Nintendo’s buoyant position in the video game market is good news for long-time fans of the Japanese company. After weathering the storm of the Wii U era, Nintendo’s refocused ‘hybrid’ strategy has paid off handsomely, with Switch still one of the hottest tech products on the market, even after more than four years on sale. This week, the company releases the Switch OLED, an iterative update that should bolster hardware sales as we move into 2022.

However, a recent report by The Wall Street Journal puts Nintendo’s success into perspective. According to the news outlet, figures released as part of Apple’s recent antitrust trial reveal that in 2019, it made more operating profit from games than Nintendo, Microsoft, Sony and Activision Blizzard combined.

The total was a whopping $8.5 billion, although it’s worth noting that Apple has said that the operating margins discussed during the trial were incorrect and the figure is therefore too high. Even when taking that into account, it’s clear that Apple is making a tidy sum from games – which is ironic when you consider that it doesn’t make any of its own.

The staggering figure is generated via the 30% cut Apple takes from all digital purchases via its App Store, which is used on millions of devices all over the world, including iPhones, iPads and laptop computers. Even Nintendo is contributing to that figure, as several of its games – Super Mario Run, Animal Crossing: Pocket Camp and Pokémon GO (Nintendo is a part-owner of The Pokémon Company) – are available on iOS.
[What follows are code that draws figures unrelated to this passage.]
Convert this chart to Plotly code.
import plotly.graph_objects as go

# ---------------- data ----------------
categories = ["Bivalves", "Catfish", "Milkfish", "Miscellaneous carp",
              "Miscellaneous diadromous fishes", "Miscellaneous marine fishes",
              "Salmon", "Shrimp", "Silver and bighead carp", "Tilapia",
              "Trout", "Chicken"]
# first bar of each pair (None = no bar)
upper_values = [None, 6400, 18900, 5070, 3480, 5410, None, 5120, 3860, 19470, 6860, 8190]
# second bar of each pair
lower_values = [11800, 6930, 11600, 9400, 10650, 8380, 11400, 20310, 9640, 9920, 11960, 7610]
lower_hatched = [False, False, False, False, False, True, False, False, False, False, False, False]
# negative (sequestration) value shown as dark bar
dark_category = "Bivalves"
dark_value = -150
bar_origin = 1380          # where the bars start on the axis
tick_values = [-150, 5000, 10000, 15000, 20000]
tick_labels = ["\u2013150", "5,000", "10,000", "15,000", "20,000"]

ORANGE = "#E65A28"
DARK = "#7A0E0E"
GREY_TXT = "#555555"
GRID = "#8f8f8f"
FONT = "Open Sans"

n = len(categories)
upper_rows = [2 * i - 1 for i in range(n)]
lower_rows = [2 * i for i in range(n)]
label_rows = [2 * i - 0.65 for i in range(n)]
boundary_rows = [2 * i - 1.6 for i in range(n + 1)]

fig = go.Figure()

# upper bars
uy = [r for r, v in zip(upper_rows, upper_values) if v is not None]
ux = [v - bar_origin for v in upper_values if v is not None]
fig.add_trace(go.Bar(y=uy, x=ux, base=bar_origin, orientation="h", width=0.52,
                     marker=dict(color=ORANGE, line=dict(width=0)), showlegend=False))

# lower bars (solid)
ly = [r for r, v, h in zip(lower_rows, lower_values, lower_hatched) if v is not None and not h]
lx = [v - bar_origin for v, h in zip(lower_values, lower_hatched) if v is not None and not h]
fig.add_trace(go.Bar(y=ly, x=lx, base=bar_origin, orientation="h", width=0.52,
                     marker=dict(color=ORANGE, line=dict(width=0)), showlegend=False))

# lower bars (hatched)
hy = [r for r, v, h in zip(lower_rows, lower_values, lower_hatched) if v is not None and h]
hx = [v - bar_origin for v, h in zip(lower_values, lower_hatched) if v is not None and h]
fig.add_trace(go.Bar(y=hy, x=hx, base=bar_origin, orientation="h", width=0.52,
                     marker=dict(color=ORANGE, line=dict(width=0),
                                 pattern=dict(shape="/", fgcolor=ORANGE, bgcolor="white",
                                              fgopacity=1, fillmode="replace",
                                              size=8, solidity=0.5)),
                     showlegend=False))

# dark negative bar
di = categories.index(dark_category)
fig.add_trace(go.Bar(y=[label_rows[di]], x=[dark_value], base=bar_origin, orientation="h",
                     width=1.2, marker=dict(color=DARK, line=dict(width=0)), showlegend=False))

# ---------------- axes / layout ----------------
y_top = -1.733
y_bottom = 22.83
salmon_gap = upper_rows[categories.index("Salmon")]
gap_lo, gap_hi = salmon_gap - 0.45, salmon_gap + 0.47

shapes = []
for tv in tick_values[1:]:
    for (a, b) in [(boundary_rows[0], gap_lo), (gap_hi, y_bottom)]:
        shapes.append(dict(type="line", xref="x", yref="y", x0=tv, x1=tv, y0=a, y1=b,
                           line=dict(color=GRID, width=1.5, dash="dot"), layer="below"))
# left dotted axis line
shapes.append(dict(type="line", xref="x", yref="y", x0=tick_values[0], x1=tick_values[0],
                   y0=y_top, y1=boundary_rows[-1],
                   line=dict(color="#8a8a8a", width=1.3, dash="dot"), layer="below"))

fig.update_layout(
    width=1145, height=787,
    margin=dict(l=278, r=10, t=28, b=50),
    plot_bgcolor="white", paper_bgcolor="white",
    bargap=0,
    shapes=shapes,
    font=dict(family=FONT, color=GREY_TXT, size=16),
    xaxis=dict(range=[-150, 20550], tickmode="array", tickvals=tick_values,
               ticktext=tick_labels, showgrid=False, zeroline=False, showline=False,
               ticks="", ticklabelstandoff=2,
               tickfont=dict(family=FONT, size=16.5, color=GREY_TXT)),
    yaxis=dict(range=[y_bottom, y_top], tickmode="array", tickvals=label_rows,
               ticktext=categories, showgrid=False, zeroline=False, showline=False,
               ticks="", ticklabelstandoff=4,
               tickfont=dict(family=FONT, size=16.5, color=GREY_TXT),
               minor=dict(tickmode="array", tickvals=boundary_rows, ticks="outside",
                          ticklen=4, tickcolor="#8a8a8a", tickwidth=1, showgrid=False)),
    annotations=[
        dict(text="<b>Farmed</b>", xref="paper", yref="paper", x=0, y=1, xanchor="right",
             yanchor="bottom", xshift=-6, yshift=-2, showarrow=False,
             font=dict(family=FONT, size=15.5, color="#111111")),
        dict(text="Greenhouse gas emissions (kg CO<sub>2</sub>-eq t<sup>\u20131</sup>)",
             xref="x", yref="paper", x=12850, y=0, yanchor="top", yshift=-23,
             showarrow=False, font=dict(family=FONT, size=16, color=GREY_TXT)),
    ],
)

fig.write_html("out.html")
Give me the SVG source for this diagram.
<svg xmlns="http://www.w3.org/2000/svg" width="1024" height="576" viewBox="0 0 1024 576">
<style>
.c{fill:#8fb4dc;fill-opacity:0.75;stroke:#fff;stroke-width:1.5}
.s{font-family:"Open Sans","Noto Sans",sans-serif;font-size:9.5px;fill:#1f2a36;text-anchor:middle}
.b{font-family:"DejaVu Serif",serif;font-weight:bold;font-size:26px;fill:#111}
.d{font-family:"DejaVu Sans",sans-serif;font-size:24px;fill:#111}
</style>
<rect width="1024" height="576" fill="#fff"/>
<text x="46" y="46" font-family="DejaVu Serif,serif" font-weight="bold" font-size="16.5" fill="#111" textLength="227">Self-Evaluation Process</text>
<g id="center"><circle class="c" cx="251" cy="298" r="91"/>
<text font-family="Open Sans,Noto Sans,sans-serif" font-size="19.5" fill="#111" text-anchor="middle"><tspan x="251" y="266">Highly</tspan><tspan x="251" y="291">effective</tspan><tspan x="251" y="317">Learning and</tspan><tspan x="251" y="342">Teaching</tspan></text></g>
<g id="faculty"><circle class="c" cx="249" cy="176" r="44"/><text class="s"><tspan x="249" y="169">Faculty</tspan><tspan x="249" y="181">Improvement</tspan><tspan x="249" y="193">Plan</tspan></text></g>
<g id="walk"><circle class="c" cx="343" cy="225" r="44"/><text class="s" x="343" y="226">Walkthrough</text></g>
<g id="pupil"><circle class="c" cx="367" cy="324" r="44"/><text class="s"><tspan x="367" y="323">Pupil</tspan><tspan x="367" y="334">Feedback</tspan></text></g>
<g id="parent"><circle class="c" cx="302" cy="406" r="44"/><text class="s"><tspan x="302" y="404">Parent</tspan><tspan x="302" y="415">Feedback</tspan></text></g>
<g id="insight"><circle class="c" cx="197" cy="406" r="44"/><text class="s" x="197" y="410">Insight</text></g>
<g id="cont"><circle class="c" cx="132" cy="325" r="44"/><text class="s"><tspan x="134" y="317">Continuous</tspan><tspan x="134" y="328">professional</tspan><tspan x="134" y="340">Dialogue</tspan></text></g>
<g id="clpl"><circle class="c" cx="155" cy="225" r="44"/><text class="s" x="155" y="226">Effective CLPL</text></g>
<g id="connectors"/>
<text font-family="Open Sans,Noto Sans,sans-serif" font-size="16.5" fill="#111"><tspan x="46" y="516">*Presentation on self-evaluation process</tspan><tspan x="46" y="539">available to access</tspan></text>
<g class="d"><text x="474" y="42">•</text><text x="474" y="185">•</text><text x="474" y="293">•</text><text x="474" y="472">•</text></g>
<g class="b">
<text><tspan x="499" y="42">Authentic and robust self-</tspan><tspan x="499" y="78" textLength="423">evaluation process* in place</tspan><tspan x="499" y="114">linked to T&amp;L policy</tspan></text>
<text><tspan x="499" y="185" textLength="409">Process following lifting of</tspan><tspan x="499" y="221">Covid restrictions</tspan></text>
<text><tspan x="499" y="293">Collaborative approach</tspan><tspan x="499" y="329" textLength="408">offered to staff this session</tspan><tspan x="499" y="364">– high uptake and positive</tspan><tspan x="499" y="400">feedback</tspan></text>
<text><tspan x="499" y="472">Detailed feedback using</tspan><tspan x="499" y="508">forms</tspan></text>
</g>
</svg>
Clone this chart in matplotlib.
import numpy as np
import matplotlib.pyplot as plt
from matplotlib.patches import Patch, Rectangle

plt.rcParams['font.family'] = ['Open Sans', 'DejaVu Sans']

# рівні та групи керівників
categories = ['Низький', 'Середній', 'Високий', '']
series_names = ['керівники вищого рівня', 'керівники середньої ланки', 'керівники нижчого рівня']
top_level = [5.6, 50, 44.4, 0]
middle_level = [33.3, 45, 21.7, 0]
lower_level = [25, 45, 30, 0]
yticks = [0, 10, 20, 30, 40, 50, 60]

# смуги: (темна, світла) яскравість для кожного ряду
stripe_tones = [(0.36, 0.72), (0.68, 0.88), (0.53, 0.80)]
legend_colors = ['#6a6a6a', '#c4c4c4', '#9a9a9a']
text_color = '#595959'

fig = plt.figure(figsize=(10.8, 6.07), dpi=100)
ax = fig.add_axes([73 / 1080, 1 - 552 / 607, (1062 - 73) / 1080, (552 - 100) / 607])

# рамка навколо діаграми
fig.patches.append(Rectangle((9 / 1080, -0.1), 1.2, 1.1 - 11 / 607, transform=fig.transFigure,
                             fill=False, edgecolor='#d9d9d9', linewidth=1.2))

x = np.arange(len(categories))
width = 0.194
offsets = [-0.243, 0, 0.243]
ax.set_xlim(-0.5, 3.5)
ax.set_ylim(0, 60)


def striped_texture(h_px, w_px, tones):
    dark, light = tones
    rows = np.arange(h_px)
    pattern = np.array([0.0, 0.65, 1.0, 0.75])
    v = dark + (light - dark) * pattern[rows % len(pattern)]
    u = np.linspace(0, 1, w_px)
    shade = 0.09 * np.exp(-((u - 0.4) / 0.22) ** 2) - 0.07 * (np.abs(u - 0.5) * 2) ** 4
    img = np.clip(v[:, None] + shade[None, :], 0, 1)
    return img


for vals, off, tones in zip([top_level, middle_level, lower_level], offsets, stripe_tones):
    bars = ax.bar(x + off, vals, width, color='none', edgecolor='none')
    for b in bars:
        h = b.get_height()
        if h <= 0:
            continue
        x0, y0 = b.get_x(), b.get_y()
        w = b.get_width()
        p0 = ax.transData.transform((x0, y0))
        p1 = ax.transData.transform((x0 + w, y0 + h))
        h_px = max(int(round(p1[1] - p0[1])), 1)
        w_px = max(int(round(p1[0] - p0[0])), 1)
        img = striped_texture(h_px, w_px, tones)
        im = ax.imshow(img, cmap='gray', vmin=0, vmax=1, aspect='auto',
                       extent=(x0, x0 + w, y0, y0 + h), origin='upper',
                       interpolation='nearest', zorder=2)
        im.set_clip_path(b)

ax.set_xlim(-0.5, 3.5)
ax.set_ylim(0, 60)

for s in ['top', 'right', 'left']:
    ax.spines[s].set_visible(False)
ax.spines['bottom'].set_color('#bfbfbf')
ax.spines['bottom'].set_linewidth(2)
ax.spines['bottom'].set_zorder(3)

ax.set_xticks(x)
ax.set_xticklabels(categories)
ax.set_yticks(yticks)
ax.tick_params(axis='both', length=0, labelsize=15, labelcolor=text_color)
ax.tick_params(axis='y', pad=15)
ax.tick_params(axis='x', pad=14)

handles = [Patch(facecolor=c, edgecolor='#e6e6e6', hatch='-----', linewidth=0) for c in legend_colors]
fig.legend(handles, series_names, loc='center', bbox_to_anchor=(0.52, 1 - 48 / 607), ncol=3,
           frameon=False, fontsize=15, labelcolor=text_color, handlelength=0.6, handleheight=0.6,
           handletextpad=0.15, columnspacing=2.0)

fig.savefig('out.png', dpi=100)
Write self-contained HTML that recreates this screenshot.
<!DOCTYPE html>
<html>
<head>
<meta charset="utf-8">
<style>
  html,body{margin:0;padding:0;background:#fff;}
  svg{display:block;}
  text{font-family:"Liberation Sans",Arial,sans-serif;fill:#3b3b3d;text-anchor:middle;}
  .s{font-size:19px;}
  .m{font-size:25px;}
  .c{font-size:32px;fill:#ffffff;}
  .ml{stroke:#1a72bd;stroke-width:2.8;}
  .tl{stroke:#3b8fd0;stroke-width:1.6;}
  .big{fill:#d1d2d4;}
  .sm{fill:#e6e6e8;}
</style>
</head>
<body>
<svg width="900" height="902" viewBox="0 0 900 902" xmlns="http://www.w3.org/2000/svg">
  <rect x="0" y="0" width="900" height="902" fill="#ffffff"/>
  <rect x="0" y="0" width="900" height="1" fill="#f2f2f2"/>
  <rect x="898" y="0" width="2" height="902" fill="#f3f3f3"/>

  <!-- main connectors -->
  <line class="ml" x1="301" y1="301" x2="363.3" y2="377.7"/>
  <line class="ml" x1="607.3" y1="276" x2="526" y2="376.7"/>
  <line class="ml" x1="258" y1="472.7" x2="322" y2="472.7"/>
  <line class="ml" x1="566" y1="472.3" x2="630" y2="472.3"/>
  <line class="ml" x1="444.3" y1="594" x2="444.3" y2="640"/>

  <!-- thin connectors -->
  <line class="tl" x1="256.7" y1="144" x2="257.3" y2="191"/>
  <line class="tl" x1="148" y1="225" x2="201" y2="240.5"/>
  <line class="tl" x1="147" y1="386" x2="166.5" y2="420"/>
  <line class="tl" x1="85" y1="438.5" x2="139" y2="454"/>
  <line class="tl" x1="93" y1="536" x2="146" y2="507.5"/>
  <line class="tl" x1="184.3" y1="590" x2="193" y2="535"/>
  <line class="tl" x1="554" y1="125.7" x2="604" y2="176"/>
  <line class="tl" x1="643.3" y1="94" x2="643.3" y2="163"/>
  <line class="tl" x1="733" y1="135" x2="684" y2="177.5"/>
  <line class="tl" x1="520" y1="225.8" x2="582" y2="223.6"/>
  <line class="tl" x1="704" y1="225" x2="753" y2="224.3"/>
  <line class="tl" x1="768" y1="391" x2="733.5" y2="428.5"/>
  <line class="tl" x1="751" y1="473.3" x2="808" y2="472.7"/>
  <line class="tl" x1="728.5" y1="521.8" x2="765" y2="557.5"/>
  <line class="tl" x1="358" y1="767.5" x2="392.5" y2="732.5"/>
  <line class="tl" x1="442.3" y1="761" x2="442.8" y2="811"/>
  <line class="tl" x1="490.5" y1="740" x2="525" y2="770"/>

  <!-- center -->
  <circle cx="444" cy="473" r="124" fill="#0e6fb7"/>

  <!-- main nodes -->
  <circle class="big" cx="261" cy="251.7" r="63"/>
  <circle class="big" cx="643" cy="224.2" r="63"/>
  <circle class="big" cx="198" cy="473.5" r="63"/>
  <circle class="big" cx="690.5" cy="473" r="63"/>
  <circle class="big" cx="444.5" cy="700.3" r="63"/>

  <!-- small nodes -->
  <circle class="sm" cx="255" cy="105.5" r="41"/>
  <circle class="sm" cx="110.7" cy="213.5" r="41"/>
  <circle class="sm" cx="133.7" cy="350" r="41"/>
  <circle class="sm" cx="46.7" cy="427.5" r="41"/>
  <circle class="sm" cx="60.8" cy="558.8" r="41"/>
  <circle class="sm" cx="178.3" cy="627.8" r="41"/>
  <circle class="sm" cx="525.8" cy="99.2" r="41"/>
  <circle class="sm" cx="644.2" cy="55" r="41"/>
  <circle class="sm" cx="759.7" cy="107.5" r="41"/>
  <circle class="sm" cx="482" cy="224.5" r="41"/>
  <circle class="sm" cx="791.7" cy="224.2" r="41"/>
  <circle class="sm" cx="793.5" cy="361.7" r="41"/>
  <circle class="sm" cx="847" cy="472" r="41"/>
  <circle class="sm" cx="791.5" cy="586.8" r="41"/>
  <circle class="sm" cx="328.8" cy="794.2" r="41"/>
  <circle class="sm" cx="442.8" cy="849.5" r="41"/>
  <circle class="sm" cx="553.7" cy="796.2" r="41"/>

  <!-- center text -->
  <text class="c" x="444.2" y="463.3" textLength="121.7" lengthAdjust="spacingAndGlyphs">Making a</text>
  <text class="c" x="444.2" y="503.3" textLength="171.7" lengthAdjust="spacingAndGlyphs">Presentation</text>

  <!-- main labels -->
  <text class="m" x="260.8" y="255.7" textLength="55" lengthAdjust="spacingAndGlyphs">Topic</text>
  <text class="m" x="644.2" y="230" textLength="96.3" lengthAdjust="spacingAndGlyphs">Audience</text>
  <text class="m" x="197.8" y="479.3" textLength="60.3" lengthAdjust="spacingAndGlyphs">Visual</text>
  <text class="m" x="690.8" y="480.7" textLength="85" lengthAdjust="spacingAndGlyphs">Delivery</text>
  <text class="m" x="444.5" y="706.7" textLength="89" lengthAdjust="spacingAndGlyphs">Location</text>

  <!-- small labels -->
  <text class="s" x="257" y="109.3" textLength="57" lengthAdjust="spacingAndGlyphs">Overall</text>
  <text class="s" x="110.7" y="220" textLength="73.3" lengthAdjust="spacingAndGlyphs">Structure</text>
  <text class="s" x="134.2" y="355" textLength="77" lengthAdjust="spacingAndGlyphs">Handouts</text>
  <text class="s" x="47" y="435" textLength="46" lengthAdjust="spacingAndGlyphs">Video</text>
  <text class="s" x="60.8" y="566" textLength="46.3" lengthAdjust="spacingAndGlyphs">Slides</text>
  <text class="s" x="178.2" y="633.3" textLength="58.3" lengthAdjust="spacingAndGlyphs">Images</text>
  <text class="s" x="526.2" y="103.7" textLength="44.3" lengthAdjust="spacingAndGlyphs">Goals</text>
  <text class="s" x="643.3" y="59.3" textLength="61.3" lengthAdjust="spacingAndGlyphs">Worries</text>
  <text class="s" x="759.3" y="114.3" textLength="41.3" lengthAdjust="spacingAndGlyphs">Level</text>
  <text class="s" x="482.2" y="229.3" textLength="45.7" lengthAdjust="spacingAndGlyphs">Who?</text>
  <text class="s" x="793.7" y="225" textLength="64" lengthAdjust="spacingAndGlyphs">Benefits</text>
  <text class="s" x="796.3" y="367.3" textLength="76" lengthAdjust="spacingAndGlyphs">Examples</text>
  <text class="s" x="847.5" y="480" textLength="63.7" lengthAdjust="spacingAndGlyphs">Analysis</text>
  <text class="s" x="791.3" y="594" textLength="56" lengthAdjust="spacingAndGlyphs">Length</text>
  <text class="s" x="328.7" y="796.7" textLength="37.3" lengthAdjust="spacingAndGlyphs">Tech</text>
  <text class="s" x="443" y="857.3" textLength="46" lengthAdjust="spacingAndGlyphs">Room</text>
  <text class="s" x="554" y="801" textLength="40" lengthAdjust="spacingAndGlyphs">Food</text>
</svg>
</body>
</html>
It’s worth noting that Apple’s ‘cut’ of digital sales is believed to be the same as Nintendo’s on the eShop, and it’s understandable that the platform holder should take a bite out of every sale made on its platform. The difference here, of course, is that while Nintendo has sold an impressive 90 million Switches over the past four years, Apple sold 196.9 million iPhones in 2020 alone. The number of iOS devices in active use today will totally dwarf the install base of Switch, which accounts for the amazing profit Apple is able to generate from games.

Apple’s position has been challenged recently by Epic Games, the maker of Fortnite, which filed a lawsuit against Apple, claiming that it held a monopoly over how software is sold on its devices by forcing developers and publishers to use its own in-app purchasing system. Fortnite is free-to-play, and relies on in-app purchases to generate a profit – purchases which are subject to Apple’s 30% cut.

In the trial, Apple pointed to the fact that other platform holders – such as Google and Microsoft – employ the exact same system. U.S. District Judge Yvonne Gonzalez Rogers agreed for the most part, but also ordered that Apple allow developers to offer payment methods inside their own apps – payment methods which would circumvent Apple’s App Store and avoid the 30% cut.

This means that games like Fortnite could potentially generate millions for their publisher on iOS without giving Apple a single penny – and that could have long-term ramifications for other platform holders, including Nintendo.